Mutharika, who won the September 16 2025 General Election with 56 percent of the vote to make a comeback after his loss in the June 23 2020 court-sanctioned Fresh Presidential Election, said fuel supplies were “trickling in” and that his administration’s interventions were starting to take effect.
But critics argued yesterday that the impact of the stabilising indicators is yet to percolate into improved cost of living for the majority of Malawians,
especially after the Mutharika administration re-introduced the automatic fuel price mechanism, which has sharply raised fuel prices between October 2025 and May 2026 largely due to external factors, including the war in the Middle East.
In addition, non-food inflation remains elevated while fuel supply has been erratic. After stabilising late last year, fuel shortages resurfaced last month amid fresh price hikes.
On January 19 2026, Malawi Energy Regulatory Authority (Mera) raised petrol price by 41.9 percent from K3 499 to K4 965 per litre while diesel rose by 41.29 percent to K4 945.
Following adoption of automatic pricing mechanism, the fuel pump prices were further adjusted on April 1 to K6 672 per litre for petrol and K6 687 for diesel.
Opposition pushes back
In an interview yesterday, Malawi Congress Party (MCP) spokesperson Jessie Kabwila said Malawians are still struggling.

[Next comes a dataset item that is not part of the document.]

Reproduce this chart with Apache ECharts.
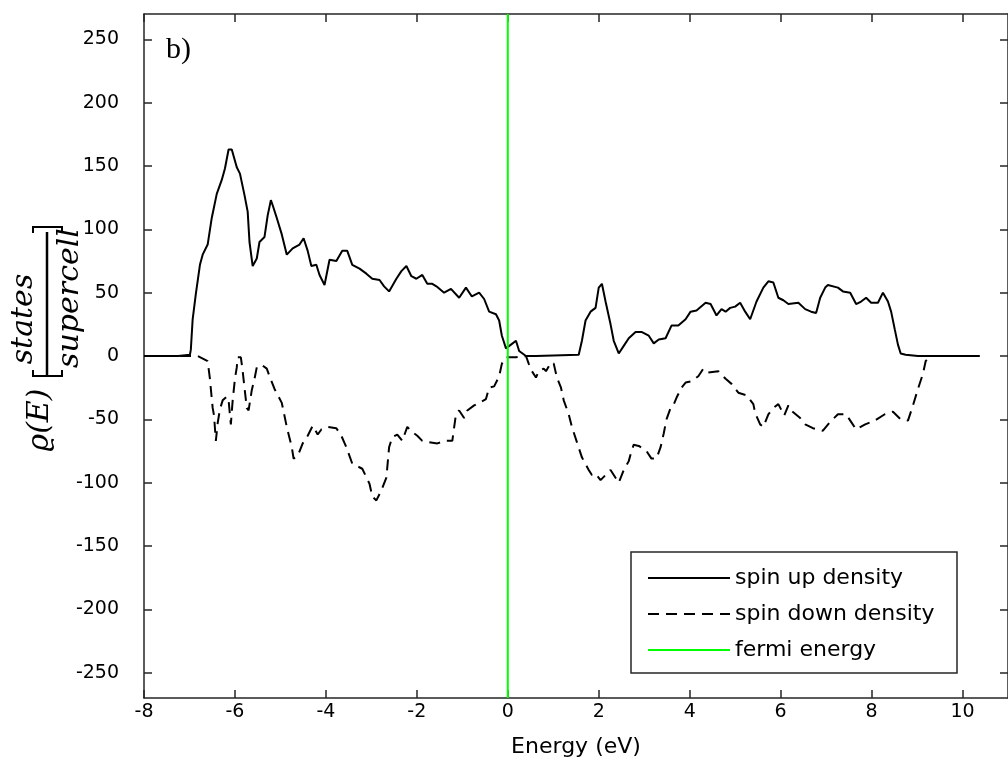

Kabwila, whose party was booted out of office last September, cited high fuel and fertiliser prices, unemployment and rising living costs as evidence that the economy has not improved.
In a separate interview, UTM Party president Dalitso Kabambe said the picture Mutharika is painting does not reflect lived realities of the majority.

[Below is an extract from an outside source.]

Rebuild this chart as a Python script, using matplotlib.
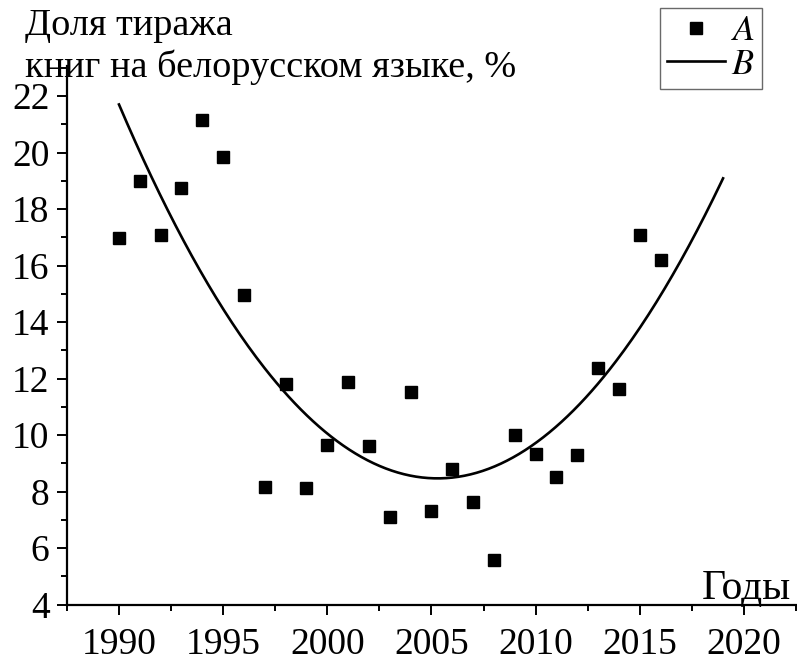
import numpy as np
import matplotlib
matplotlib.use("Agg")
import matplotlib.pyplot as plt
from matplotlib.ticker import MultipleLocator
from matplotlib.lines import Line2D

years = list(range(1990, 2017))
share_a = [16.96, 19.0, 17.07, 18.75, 21.14, 19.83, 14.96, 8.17, 11.81, 8.12,
           9.66, 11.89, 9.6, 7.10, 11.51, 7.31, 8.80, 7.63, 5.58, 10.0,
           9.32, 8.50, 9.29, 12.36, 11.63, 17.08, 16.18]
trend_years = [1990, 2019]

plt.rcParams['font.family'] = ['Liberation Serif', 'DejaVu Serif']
plt.rcParams['mathtext.fontset'] = 'stix'

fig = plt.figure(figsize=(7.97, 6.62), dpi=100)
ax = fig.add_axes([66.9 / 797, (662 - 604.5) / 662, 730.1 / 797, (604.5 - 66) / 662])

ax.plot(years, share_a, linestyle='none', marker='s', markersize=8.8,
        color='black', label='A')

coef = np.polyfit(years, share_a, 2)
xs = np.linspace(trend_years[0], trend_years[1], 300)
ax.plot(xs, np.polyval(coef, xs), color='black', linewidth=1.9, label='B')

ax.set_xlim(1987.5, 2022.55)
ax.set_ylim(4, 4 + (604.5 - 66) / 28.25)
for s in ['top', 'right']:
    ax.spines[s].set_visible(False)
for s in ['left', 'bottom']:
    ax.spines[s].set_linewidth(1.6)

ax.xaxis.set_major_locator(MultipleLocator(5))
ax.xaxis.set_minor_locator(MultipleLocator(2.5))
ax.yaxis.set_minor_locator(MultipleLocator(1))
ax.set_yticks(range(4, 23, 2))
ax.tick_params(which='major', length=7.5, width=1.4, labelsize=27, direction='out')
ax.tick_params(which='minor', length=4.5, width=1.4, direction='out')
ax.tick_params(axis='x', which='major', pad=9)
ax.tick_params(axis='y', which='major', pad=5)

fig.text(25 / 797, 1 - 35 / 662, 'Доля тиража', ha='left', va='baseline', fontsize=27.5)
fig.text(25 / 797, 1 - 77 / 662, 'книг на белорусском языке, %', ha='left',
         va='baseline', fontsize=27.5)
fig.text(791 / 797, 1 - 599 / 662, 'Годы', ha='right', va='baseline', fontsize=30)

handles = [Line2D([], [], linestyle='none', marker='s', markersize=8.8, color='black'),
           Line2D([], [], color='black', linewidth=1.9)]
leg = fig.legend(handles, ['$A$', '$B$'], loc='upper right',
                 bbox_to_anchor=(762 / 797, 1 - 8 / 662), fontsize=26,
                 frameon=True, fancybox=False, borderpad=0.2, labelspacing=0.0,
                 handlelength=1.6, handletextpad=0.15, borderaxespad=0)
leg.get_frame().set_edgecolor('#444444')
leg.get_frame().set_linewidth(1.0)

fig.savefig('out.png', dpi=100)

He lamented that businesses continue to struggle with forex shortages, transport costs remain high, commodity prices continue rising, and households are under immense pressure.
Kabambe, a former Reserve Bank of Malawi governor, said government must urgently focus on restoring forex stability through production and exports, supporting businesses by reducing policy uncertainty and excessive burdens, investing aggressively in infrastructure, reducing wasteful expenditure, and strengthening genuine food security through irrigation, mechanisation, storage and affordability.
However, Kabambe acknowledged that no administration can fully reverse years of economic deterioration within six months. He said the fuel shortages, forex constraints, inflationary pressures, rising debt, and weakened production base are structural challenges that accumulated over many years.
Meanwhile, Human Rights Defenders Coalition chairperson Michael Kaiyatsa yesterday welcomed the President’s decision to address the nation, but said Malawians want tangible results.
On his part, Nyika Institute executive director Moses Mkandawire said the economy is showing signs of recovery, though gradual.
“The damage was gargantuan. It will take time, but there is progress,” he said.
Economist Christopher Mbukwa of Mzuzu University said the real test lies in resolving forex, fuel and fertiliser shortages.
Malawi’s economy is faced with slow growth and the United Nations (UN) recently said economic transformation remains slow and constrained by deep structural weaknesses that could derail further implementation of Malawi 2063 (MW2063), the country’s long-term development strategy that seeks to graduate the economy to lower middle-income status by 2030 and upper middle-income by 2063.
In its recently published Common Country Analysis, the UN says despite recovery efforts, the economy is struggling with low growth, rising vulnerability and limited transformation which threaten sustainabl e transformation.
In the 2026/27 National Budget, economic growth is projected to rise to 3.8 percent in 2026 from 2.7 percent in 2025 and further strengthen to 4.9 percent in 2027.